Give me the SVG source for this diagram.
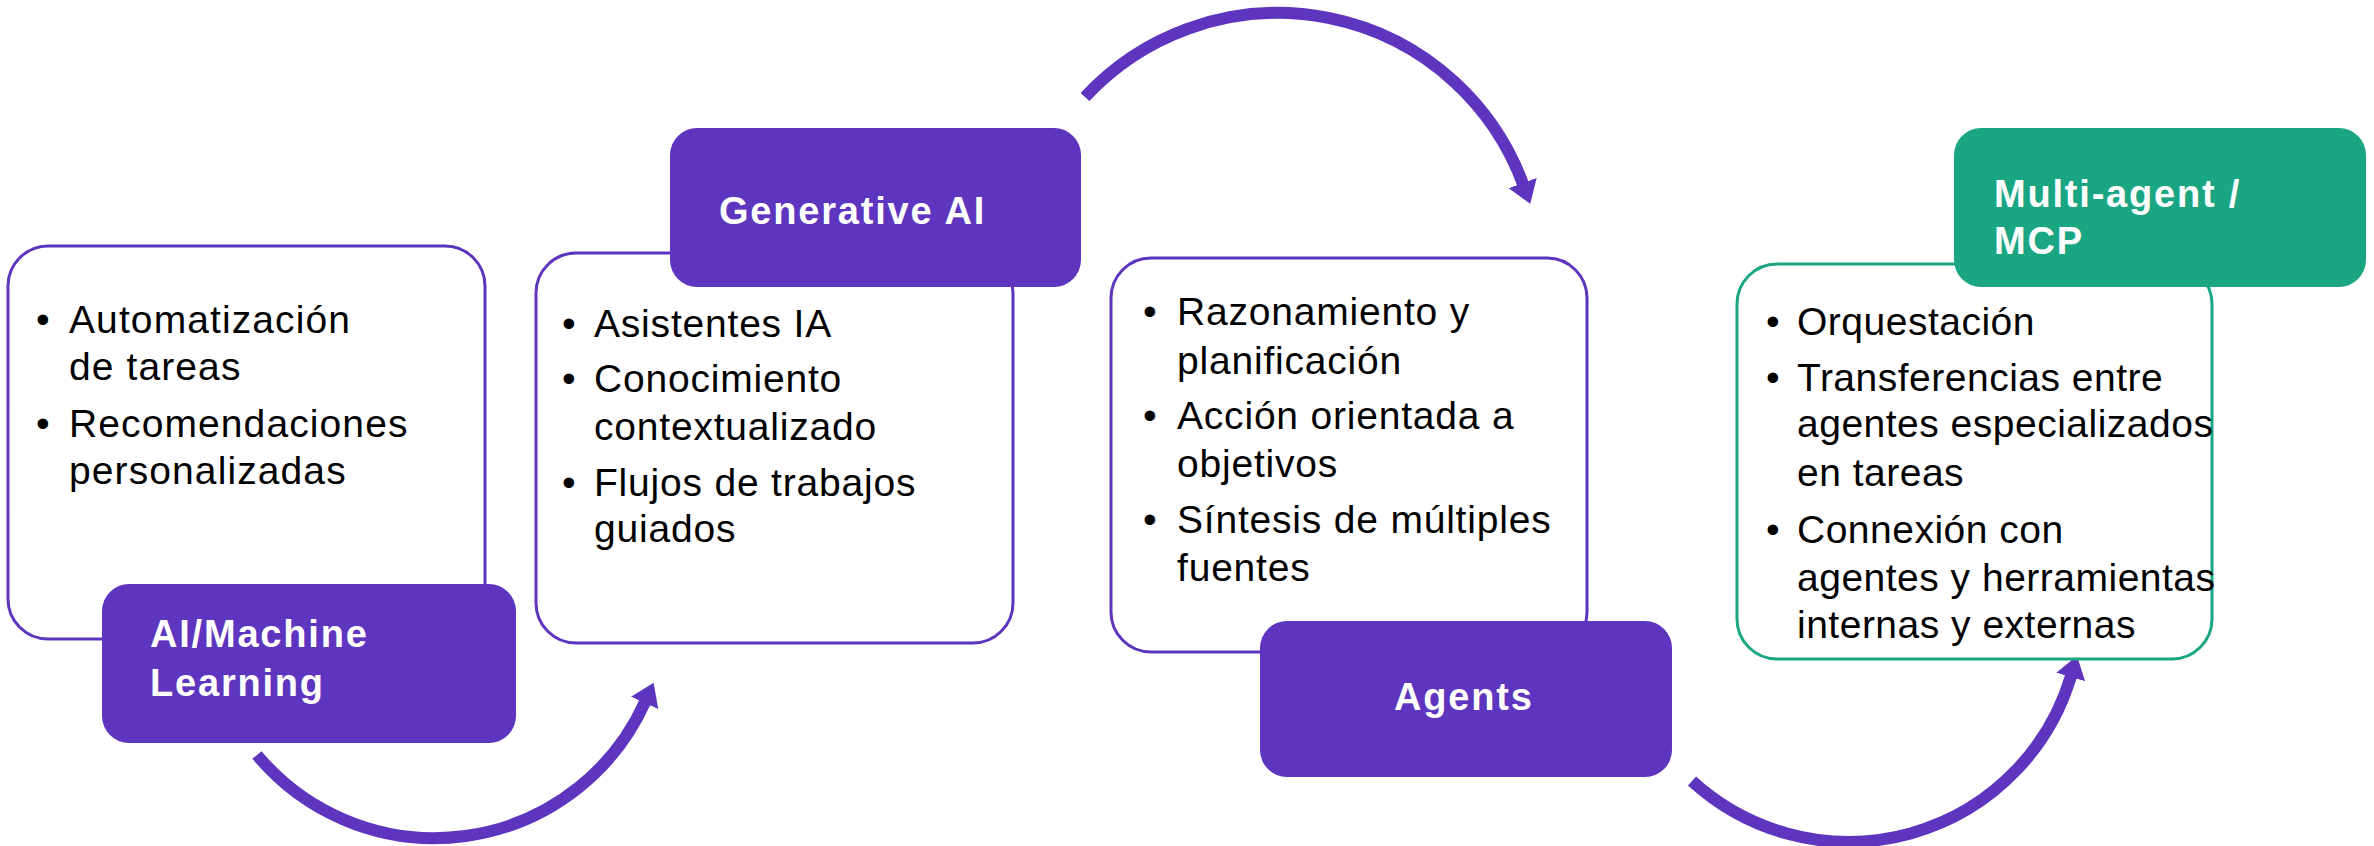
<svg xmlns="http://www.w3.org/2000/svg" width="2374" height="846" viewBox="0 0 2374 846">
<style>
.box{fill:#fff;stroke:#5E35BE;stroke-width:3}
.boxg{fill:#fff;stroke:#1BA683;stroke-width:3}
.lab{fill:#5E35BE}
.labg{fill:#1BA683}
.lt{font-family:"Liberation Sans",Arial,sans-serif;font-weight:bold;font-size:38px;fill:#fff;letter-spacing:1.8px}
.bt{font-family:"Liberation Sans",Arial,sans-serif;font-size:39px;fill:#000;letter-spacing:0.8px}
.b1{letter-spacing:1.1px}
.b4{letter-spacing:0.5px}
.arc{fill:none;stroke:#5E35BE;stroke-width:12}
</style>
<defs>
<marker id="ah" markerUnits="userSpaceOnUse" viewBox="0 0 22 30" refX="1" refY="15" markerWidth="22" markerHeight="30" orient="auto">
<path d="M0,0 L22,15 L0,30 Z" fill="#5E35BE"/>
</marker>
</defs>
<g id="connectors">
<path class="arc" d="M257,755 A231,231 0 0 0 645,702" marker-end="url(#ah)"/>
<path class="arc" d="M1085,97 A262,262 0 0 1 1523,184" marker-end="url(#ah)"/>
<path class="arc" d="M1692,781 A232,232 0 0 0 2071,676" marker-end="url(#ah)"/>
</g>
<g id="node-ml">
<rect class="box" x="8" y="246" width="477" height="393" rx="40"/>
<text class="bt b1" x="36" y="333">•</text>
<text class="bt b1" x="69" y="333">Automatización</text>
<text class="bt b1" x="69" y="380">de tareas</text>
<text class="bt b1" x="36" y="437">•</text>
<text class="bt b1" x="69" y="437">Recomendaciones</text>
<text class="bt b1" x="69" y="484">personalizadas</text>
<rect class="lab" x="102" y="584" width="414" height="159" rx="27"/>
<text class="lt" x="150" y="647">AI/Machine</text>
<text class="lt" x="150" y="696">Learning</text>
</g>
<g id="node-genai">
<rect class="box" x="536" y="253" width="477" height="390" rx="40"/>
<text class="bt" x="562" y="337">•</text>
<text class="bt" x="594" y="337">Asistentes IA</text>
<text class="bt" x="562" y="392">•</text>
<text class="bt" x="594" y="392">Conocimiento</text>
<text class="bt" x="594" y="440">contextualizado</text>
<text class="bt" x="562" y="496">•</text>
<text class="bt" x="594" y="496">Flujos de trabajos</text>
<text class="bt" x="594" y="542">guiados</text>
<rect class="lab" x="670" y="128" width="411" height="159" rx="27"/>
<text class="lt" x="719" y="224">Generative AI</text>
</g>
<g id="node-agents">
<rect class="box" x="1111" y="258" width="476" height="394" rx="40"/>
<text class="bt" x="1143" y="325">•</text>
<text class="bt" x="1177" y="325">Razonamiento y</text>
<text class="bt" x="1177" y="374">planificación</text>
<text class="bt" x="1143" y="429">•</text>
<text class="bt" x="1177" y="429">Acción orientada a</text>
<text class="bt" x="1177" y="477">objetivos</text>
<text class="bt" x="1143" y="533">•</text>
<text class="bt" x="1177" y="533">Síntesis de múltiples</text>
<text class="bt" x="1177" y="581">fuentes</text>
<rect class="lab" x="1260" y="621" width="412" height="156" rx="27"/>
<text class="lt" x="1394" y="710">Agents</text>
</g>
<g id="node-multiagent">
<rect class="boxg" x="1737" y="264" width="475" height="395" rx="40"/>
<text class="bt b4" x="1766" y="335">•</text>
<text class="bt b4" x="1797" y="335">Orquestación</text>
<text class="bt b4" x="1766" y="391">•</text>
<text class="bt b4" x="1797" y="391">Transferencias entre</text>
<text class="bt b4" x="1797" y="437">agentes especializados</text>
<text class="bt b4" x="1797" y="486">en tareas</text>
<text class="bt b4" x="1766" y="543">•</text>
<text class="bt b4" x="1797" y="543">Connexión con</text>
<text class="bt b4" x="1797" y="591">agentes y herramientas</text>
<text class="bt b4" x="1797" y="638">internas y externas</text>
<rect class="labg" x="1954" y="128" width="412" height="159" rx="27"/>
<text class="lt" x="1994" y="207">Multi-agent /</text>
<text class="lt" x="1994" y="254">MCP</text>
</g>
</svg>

+-------+

* _Direction_
Reproduce the material word for word. Any pictures should be left out of the copy.

* _Output for this exercise_
Give me the SVG source for this diagram.
<svg xmlns="http://www.w3.org/2000/svg" width="2374" height="846" viewBox="0 0 2374 846">
<style>
.box{fill:#fff;stroke:#5E35BE;stroke-width:3}
.boxg{fill:#fff;stroke:#1BA683;stroke-width:3}
.lab{fill:#5E35BE}
.labg{fill:#1BA683}
.lt{font-family:"Liberation Sans",Arial,sans-serif;font-weight:bold;font-size:38px;fill:#fff;letter-spacing:1.8px}
.bt{font-family:"Liberation Sans",Arial,sans-serif;font-size:39px;fill:#000;letter-spacing:0.8px}
.b1{letter-spacing:1.1px}
.b4{letter-spacing:0.5px}
.arc{fill:none;stroke:#5E35BE;stroke-width:12}
</style>
<defs>
<marker id="ah" markerUnits="userSpaceOnUse" viewBox="0 0 22 30" refX="1" refY="15" markerWidth="22" markerHeight="30" orient="auto">
<path d="M0,0 L22,15 L0,30 Z" fill="#5E35BE"/>
</marker>
</defs>
<g id="connectors">
<path class="arc" d="M257,755 A231,231 0 0 0 645,702" marker-end="url(#ah)"/>
<path class="arc" d="M1085,97 A262,262 0 0 1 1523,184" marker-end="url(#ah)"/>
<path class="arc" d="M1692,781 A232,232 0 0 0 2071,676" marker-end="url(#ah)"/>
</g>
<g id="node-ml">
<rect class="box" x="8" y="246" width="477" height="393" rx="40"/>
<text class="bt b1" x="36" y="333">•</text>
<text class="bt b1" x="69" y="333">Automatización</text>
<text class="bt b1" x="69" y="380">de tareas</text>
<text class="bt b1" x="36" y="437">•</text>
<text class="bt b1" x="69" y="437">Recomendaciones</text>
<text class="bt b1" x="69" y="484">personalizadas</text>
<rect class="lab" x="102" y="584" width="414" height="159" rx="27"/>
<text class="lt" x="150" y="647">AI/Machine</text>
<text class="lt" x="150" y="696">Learning</text>
</g>
<g id="node-genai">
<rect class="box" x="536" y="253" width="477" height="390" rx="40"/>
<text class="bt" x="562" y="337">•</text>
<text class="bt" x="594" y="337">Asistentes IA</text>
<text class="bt" x="562" y="392">•</text>
<text class="bt" x="594" y="392">Conocimiento</text>
<text class="bt" x="594" y="440">contextualizado</text>
<text class="bt" x="562" y="496">•</text>
<text class="bt" x="594" y="496">Flujos de trabajos</text>
<text class="bt" x="594" y="542">guiados</text>
<rect class="lab" x="670" y="128" width="411" height="159" rx="27"/>
<text class="lt" x="719" y="224">Generative AI</text>
</g>
<g id="node-agents">
<rect class="box" x="1111" y="258" width="476" height="394" rx="40"/>
<text class="bt" x="1143" y="325">•</text>
<text class="bt" x="1177" y="325">Razonamiento y</text>
<text class="bt" x="1177" y="374">planificación</text>
<text class="bt" x="1143" y="429">•</text>
<text class="bt" x="1177" y="429">Acción orientada a</text>
<text class="bt" x="1177" y="477">objetivos</text>
<text class="bt" x="1143" y="533">•</text>
<text class="bt" x="1177" y="533">Síntesis de múltiples</text>
<text class="bt" x="1177" y="581">fuentes</text>
<rect class="lab" x="1260" y="621" width="412" height="156" rx="27"/>
<text class="lt" x="1394" y="710">Agents</text>
</g>
<g id="node-multiagent">
<rect class="boxg" x="1737" y="264" width="475" height="395" rx="40"/>
<text class="bt b4" x="1766" y="335">•</text>
<text class="bt b4" x="1797" y="335">Orquestación</text>
<text class="bt b4" x="1766" y="391">•</text>
<text class="bt b4" x="1797" y="391">Transferencias entre</text>
<text class="bt b4" x="1797" y="437">agentes especializados</text>
<text class="bt b4" x="1797" y="486">en tareas</text>
<text class="bt b4" x="1766" y="543">•</text>
<text class="bt b4" x="1797" y="543">Connexión con</text>
<text class="bt b4" x="1797" y="591">agentes y herramientas</text>
<text class="bt b4" x="1797" y="638">internas y externas</text>
<rect class="labg" x="1954" y="128" width="412" height="159" rx="27"/>
<text class="lt" x="1994" y="207">Multi-agent /</text>
<text class="lt" x="1994" y="254">MCP</text>
</g>
</svg>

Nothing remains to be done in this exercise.